Thursday, June 16, 2016

European stocks may tumble 20% if ‘Brexit’ happens: Morgan Stanley

Investors may be underestimating British resolve to leave the European Union, and that could firmly plunge Europe’s stocks into a full-blown bear market.
That’s according to a Monday note on so-called Brexit worries written by a group of Morgan Stanley economists led by Jacob Nell. The note suggests that European stock investors may be caught flat-footed in the event the U.K. votes in favor of exiting the EU.
Morgan Stanley said European stocks are susceptible to pitching lower because they already had been under pressure due to concerns about sluggish eurozone growth. Combine that with European equities’s tendency to be more volatile than their U.S. counterparts and it is a recipe for a potentially steep Brexit-fueled selloff, Morgan Stanley said.
The Stoxx 600 Europe Index is already down 18% compared with this time last year, and 12% off year to date. Meanwhile, the S&P 500 index is down 1% from this time last year, and up 1% year to date.
“At our European equity conference last week, only 5% expected the UK to vote for Leave,” Morgan Stanley said. “Maybe it is exhaustion over ‘political false alarms’ in Europe, or confidence that this is an issue that markets can take in their stride.”
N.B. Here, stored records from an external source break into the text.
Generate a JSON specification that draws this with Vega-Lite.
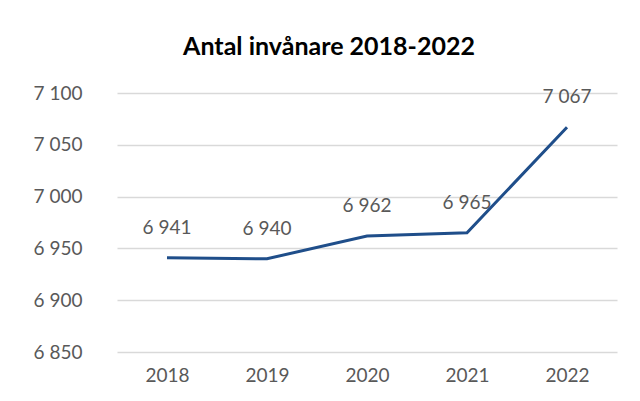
{
  "$schema": "https://vega.github.io/schema/vega-lite/v6.json",
  "autosize": "none",
  "width": 500,
  "height": 259,
  "padding": {"left": 117, "top": 93, "right": 23, "bottom": 49},
  "background": "white",
  "config": {
    "locale": {"number": {"decimal": ",", "thousands": " ", "grouping": [3], "currency": ["", " kr"]}},
    "view": {"stroke": null},
    "font": "Lato"
  },
  "title": {
    "text": "Antal invånare 2018-2022",
    "font": "Lato",
    "fontSize": 25,
    "fontWeight": "bold",
    "color": "#000000",
    "anchor": "middle",
    "dx": -38,
    "offset": 24
  },
  "data": {
    "values": [
      {"year": "2018", "value": 6941},
      {"year": "2019", "value": 6940},
      {"year": "2020", "value": 6962},
      {"year": "2021", "value": 6965},
      {"year": "2022", "value": 7067}
    ]
  },
  "encoding": {
    "x": {
      "field": "year", "type": "ordinal",
      "scale": {"type": "point", "padding": 0.5},
      "axis": {"title": null, "labelAngle": 0, "domain": false, "ticks": false, "labelPadding": 14, "labelFontSize": 19, "labelColor": "#595959", "grid": false}
    },
    "y": {
      "field": "value", "type": "quantitative",
      "scale": {"domain": [6850, 7100], "zero": false, "nice": false},
      "axis": {"title": null, "values": [6850, 6900, 6950, 7000, 7050, 7100], "format": ",d", "domain": false, "ticks": false, "labelPadding": 35, "labelFontSize": 19, "labelColor": "#595959", "gridColor": "#d9d9d9", "gridWidth": 1.5}
    }
  },
  "layer": [
    {"mark": {"type": "line", "color": "#1f4e8a", "strokeWidth": 3}},
    {"mark": {"type": "text", "dy": -30, "fontSize": 19, "color": "#595959", "font": "Lato"},
     "encoding": {"text": {"field": "value", "type": "quantitative", "format": ",d"}}}
  ]
}
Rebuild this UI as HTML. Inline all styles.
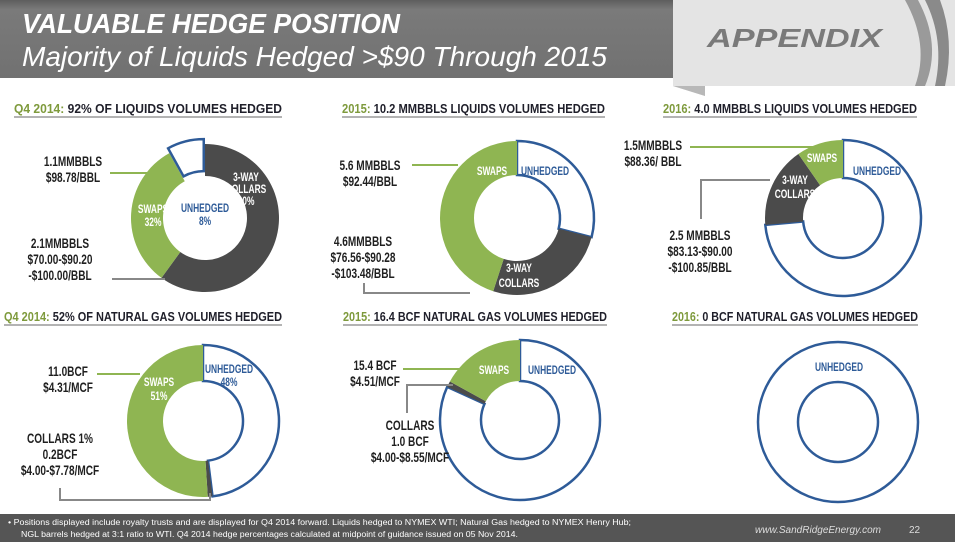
<!DOCTYPE html>
<html><head><meta charset="utf-8"><style>
html,body{margin:0;padding:0;background:#fff;}
svg{display:block;}
text{font-family:"Liberation Sans Narrow","Liberation Sans",sans-serif;}
.t{font-weight:bold;font-size:13px;fill:#1f1f2a;}
.tg{fill:#7e9a3c;}
.lb{font-weight:bold;font-size:14px;fill:#1f1f1f;text-anchor:middle;}
.sw{font-weight:bold;font-size:12px;fill:#fff;text-anchor:middle;}
.uh{font-weight:bold;font-size:12px;fill:#2e5b98;text-anchor:middle;}
</style></head><body>
<svg id="page" width="955" height="542" viewBox="0 0 955 542" xmlns="http://www.w3.org/2000/svg">
<defs><linearGradient id="hg" x1="0" y1="0" x2="0" y2="1"><stop offset="0" stop-color="#5e5e5e"/><stop offset="0.12" stop-color="#7a7a7a"/><stop offset="1" stop-color="#717171"/></linearGradient></defs>
<rect x="0" y="0" width="700" height="78" fill="url(#hg)"/>
<text x="22" y="33" font-size="28" font-style="italic" font-weight="bold" fill="#fff" textLength="378" lengthAdjust="spacingAndGlyphs" style="font-family:'Liberation Sans',sans-serif">VALUABLE HEDGE POSITION</text>
<text x="22" y="66" font-size="28" font-style="italic" fill="#fff" textLength="585" lengthAdjust="spacingAndGlyphs" style="font-family:'Liberation Sans',sans-serif">Majority of Liquids Hedged &gt;$90 Through 2015</text>
<g>
<polygon points="673,0 955,0 955,86 705,86 705,96 673,86" fill="#e4e4e4"/>
<polygon points="673,86 705,86 705,96" fill="#b8b8b8"/>
<path d="M925,0 Q945,40 935,86 L945,86 Q955,40 940,0Z" fill="#8a8a8a"/>
<path d="M905,0 Q930,45 915,86 L925,86 Q942,45 918,0Z" fill="#9a9a9a"/>
<text x="707" y="47" font-size="26" font-style="italic" font-weight="bold" fill="#7a7a7a" textLength="175" lengthAdjust="spacingAndGlyphs" style="font-family:'Liberation Sans',sans-serif">APPENDIX</text>
</g>
<g id="titles"></g>
<g id="charts"></g>
<rect x="0" y="514" width="955" height="28" fill="#555"/>
<text x="8" y="525" font-size="8" fill="#fff" textLength="623" lengthAdjust="spacingAndGlyphs" style="font-family:'Liberation Sans',sans-serif">•   Positions displayed include royalty trusts and are displayed for Q4 2014 forward. Liquids hedged to NYMEX  WTI; Natural Gas hedged to NYMEX Henry Hub;</text>
<text x="21" y="537" font-size="8" fill="#fff" textLength="497" lengthAdjust="spacingAndGlyphs" style="font-family:'Liberation Sans',sans-serif">NGL barrels hedged at 3:1 ratio to WTI.  Q4 2014 hedge percentages calculated at midpoint of guidance issued on 05 Nov 2014.</text>
<text x="755" y="533" font-size="10" font-style="italic" fill="#ddd" style="font-family:'Liberation Sans',sans-serif">www.SandRidgeEnergy.com</text>
<text x="909" y="533" font-size="10" fill="#ddd" style="font-family:'Liberation Sans',sans-serif">22</text>
</svg>
<script>
var NS="http://www.w3.org/2000/svg";
// chart data (percent shares, clockwise from 12 o'clock)
var c1Cats=["3-WAY COLLARS","SWAPS","UNHEDGED"]; var c1Vals=[60,32,8];
var c2Cats=["UNHEDGED","3-WAY COLLARS","SWAPS"]; var c2Vals=[29,26,45];
var c3Cats=["UNHEDGED","3-WAY COLLARS","SWAPS"]; var c3Vals=[73.6,16.7,9.7];
var c4Cats=["UNHEDGED","COLLARS","SWAPS"]; var c4Vals=[48,1,51];
var c5Cats=["UNHEDGED","COLLARS","SWAPS"]; var c5Vals=[81.8,1.2,17];
var c6Cats=["UNHEDGED"]; var c6Vals=[100];
var titleYears=["Q4 2014:","2015:","2016:","Q4 2014:","2015:","2016:"];
var titleRest=[" 92% OF LIQUIDS VOLUMES HEDGED"," 10.2 MMBBLS LIQUIDS VOLUMES HEDGED"," 4.0 MMBBLS LIQUIDS VOLUMES HEDGED"," 52% OF NATURAL GAS VOLUMES HEDGED"," 16.4 BCF NATURAL GAS VOLUMES HEDGED"," 0 BCF NATURAL GAS VOLUMES HEDGED"];

function mk(tag,attrs,parent){var e=document.createElementNS(NS,tag);for(var k in attrs)e.setAttribute(k,attrs[k]);parent.appendChild(e);return e;}
var T=document.getElementById("titles"), C=document.getElementById("charts");
var tpos=[[14,113,268],[342,113,263],[663,113,254],[4,321,278],[343,321,264],[672,321,246]];
for(var i=0;i<6;i++){
  var t=mk("text",{x:tpos[i][0],y:tpos[i][1],"class":"t",textLength:tpos[i][2],lengthAdjust:"spacingAndGlyphs"},T);
  
  
  var s=mk("tspan",{"class":"tg"},t); s.textContent=titleYears[i];
  var s2=mk("tspan",{},t); s2.textContent=titleRest[i];
  var u=mk("line",{x1:tpos[i][0],y1:tpos[i][1]+4,x2:tpos[i][0]+tpos[i][2],y2:tpos[i][1]+4,stroke:"#9a9a9a","stroke-width":1.5},T);
  
  
}
function colorFor(cat){return cat==="UNHEDGED"?"#fff":(cat==="SWAPS"?"#8fb552":"#4b4b4b");}
function pt(cx,cy,r,a){var rad=(a-90)*Math.PI/180;return [cx+r*Math.cos(rad),cy+r*Math.sin(rad)];}
function donut(cats,vals,cx,cy,R,r,explode,name){
  var g=mk("g",{},C);
  
  
  var tot=0; vals.forEach(function(v){tot+=v;});
  var a0=0;
  for(var i=0;i<vals.length;i++){
    var a1=a0+vals[i]/tot*360, c=cats[i];
    var ox=0,oy=0;
    if(explode&&c==="UNHEDGED"&&vals[i]<tot){var m=pt(0,0,5,(a0+a1)/2);ox=m[0];oy=m[1];}
    var el;
    if(a1-a0>=359.99){
      el=mk("path",{d:"M"+(cx-R)+","+cy+"a"+R+","+R+" 0 1,0 "+(2*R)+",0a"+R+","+R+" 0 1,0 "+(-2*R)+",0Z M"+(cx-r)+","+cy+"a"+r+","+r+" 0 1,1 "+(2*r)+",0a"+r+","+r+" 0 1,1 "+(-2*r)+",0Z","fill-rule":"evenodd",fill:"#fff",stroke:"#2e5b98","stroke-width":2.5},g);
    } else {
      var big=(a1-a0)>180?1:0;
      var p1=pt(cx+ox,cy+oy,R,a0),p2=pt(cx+ox,cy+oy,R,a1),p3=pt(cx+ox,cy+oy,r,a1),p4=pt(cx+ox,cy+oy,r,a0);
      var d="M"+p1+"A"+R+","+R+" 0 "+big+",1 "+p2+"L"+p3+"A"+r+","+r+" 0 "+big+",0 "+p4+"Z";
      el=mk("path",{d:d,fill:colorFor(c),stroke:c==="UNHEDGED"?"#2e5b98":"none","stroke-width":2.5},g);
    }
    
    
    a0=a1;
  }
}
donut(c1Cats,c1Vals,205,218,74,42,true,"q4-2014-liquids-donut");
donut(c2Cats,c2Vals,517,218,77,43,false,"2015-liquids-donut");
donut(c3Cats,c3Vals,843,218,78,40,false,"2016-liquids-donut");
donut(c4Cats,c4Vals,203,421,76,40,false,"q4-2014-gas-donut");
donut(c5Cats,c5Vals,520,420,80,39,false,"2015-gas-donut");
donut(c6Cats,c6Vals,838,422,80,40,false,"2016-gas-donut");

function txt(x,y,cls,s,name){
  var sx=cls==="lb"?0.72:0.7;
  var e=mk("text",{x:0,y:0,"class":cls,transform:"translate("+x+","+y+") scale("+sx+",1)"},C);e.textContent=s;
  
  return e;}
function ln(pts,col,name){var e=mk("polyline",{points:pts,fill:"none",stroke:col,"stroke-width":2},C);
  
  }
var G="#8fb552",Y="#888";
// chart 1
txt(73,166,"lb","1.1MMBBLS","swaps-volume-label");txt(73,182,"lb","$98.78/BBL","swaps-price-label");
ln("110,173 162,173",G,"swaps-leader");
txt(60,248,"lb","2.1MMBBLS","collars-volume-label");txt(60,264,"lb","$70.00-$90.20","collars-price-label");txt(60,280,"lb","-$100.00/BBL","collars-price-label-2");
ln("112,279 165,279",Y,"collars-leader");
txt(246,181,"sw","3-WAY","slice-label");txt(246,193,"sw","COLLARS","slice-label");txt(246,205,"sw","60%","slice-label");
txt(153,213,"sw","SWAPS","slice-label");txt(153,226,"sw","32%","slice-label");
txt(205,212,"uh","UNHEDGED","slice-label");txt(205,225,"uh","8%","slice-label");
// chart 2
txt(370,170,"lb","5.6 MMBBLS","swaps-volume-label");txt(370,186,"lb","$92.44/BBL","swaps-price-label");
ln("412,165 458,165",G,"swaps-leader");
txt(363,246,"lb","4.6MMBBLS","collars-volume-label");txt(363,262,"lb","$76.56-$90.28","collars-price-label");txt(363,278,"lb","-$103.48/BBL","collars-price-label-2");
ln("364,283 364,293 470,293",Y,"collars-leader");
txt(492,175,"sw","SWAPS","slice-label");txt(545,175,"uh","UNHEDGED","slice-label");
txt(519,272,"sw","3-WAY","slice-label");txt(519,287,"sw","COLLARS","slice-label");
// chart 3
txt(653,150,"lb","1.5MMBBLS","swaps-volume-label");txt(653,166,"lb","$88.36/ BBL","swaps-price-label");
ln("690,147 815,147",G,"swaps-leader");
txt(700,240,"lb","2.5 MMBBLS","collars-volume-label");txt(700,256,"lb","$83.13-$90.00","collars-price-label");txt(700,272,"lb","-$100.85/BBL","collars-price-label-2");
ln("701,219 701,180 770,180",Y,"collars-leader");
txt(822,162,"sw","SWAPS","slice-label");txt(877,175,"uh","UNHEDGED","slice-label");
txt(795,184,"sw","3-WAY","slice-label");txt(795,198,"sw","COLLARS","slice-label");
// chart 4
txt(68,376,"lb","11.0BCF","swaps-volume-label");txt(68,392,"lb","$4.31/MCF","swaps-price-label");
ln("97,374 140,374",G,"swaps-leader");
txt(60,443,"lb","COLLARS 1%","collars-label");txt(60,459,"lb","0.2BCF","collars-volume-label");txt(60,475,"lb","$4.00-$7.78/MCF","collars-price-label");
ln("60,488 60,500 210,500 210,493",Y,"collars-leader");
txt(159,386,"sw","SWAPS","slice-label");txt(159,400,"sw","51%","slice-label");
txt(229,373,"uh","UNHEDGED","slice-label");txt(229,386,"uh","48%","slice-label");
// chart 5
txt(375,370,"lb","15.4 BCF","swaps-volume-label");txt(375,386,"lb","$4.51/MCF","swaps-price-label");
ln("403,369 460,369",G,"swaps-leader");
txt(410,430,"lb","COLLARS","collars-label");txt(410,446,"lb","1.0 BCF","collars-volume-label");txt(410,462,"lb","$4.00-$8.55/MCF","collars-price-label");
ln("407,413 407,385 453,385",Y,"collars-leader");
txt(494,374,"sw","SWAPS","slice-label");txt(552,374,"uh","UNHEDGED","slice-label");
// chart 6
txt(839,371,"uh","UNHEDGED","slice-label");
</script>
</body></html>
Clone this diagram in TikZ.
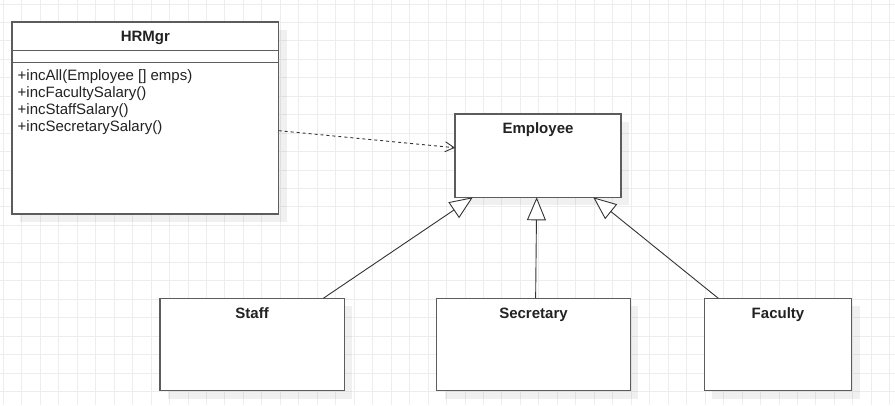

In a poll of 42 clients, Morgan Stanley found a majority expect an up to 10% decline in European stocks three months following a Brexit, with a third of respondents expecting a drop of up to 20%. When Morgan Stanley took their poll, 60% of investors they surveyed estimated that 55% or more of Britons would vote to remain in the EU.
That kind of safety margin has slipped away as the U.K. referendum scheduled for June 23 approaches. One recent poll shows 47% back an exit, while 40% wish to remain. Another poll showed 46% supporting an exit, up from 42% the previous week, while only 39% supported staying, and a Guardian/ICM poll showed 53% support for leaving.
Should the U.K. vote to ditch the EU, known as Brexit, Morgan Stanley expects a 10% to 20% decline in European stocks, but sees that playing out over a longer time frame than three months. A so-called bear market in an asset is traditionally defined as drop of 20% or more from a recent peak.
“Within the European market, we would not expect to see a material divergence between UK or eurozone equities,” Morgan Stanley noted.
“However, we do believe that large-cap stocks in both regions would outperform,” the firm added. “At the sector level, internationally exposed defensive sectors such as Staples and Pharmaceuticals would likely outperform at the expense of Financials and domestically focused cyclicals.”
Should the U.K. decide to stay in the EU, then the form expects a relief rally in the mid-single digits for European stocks.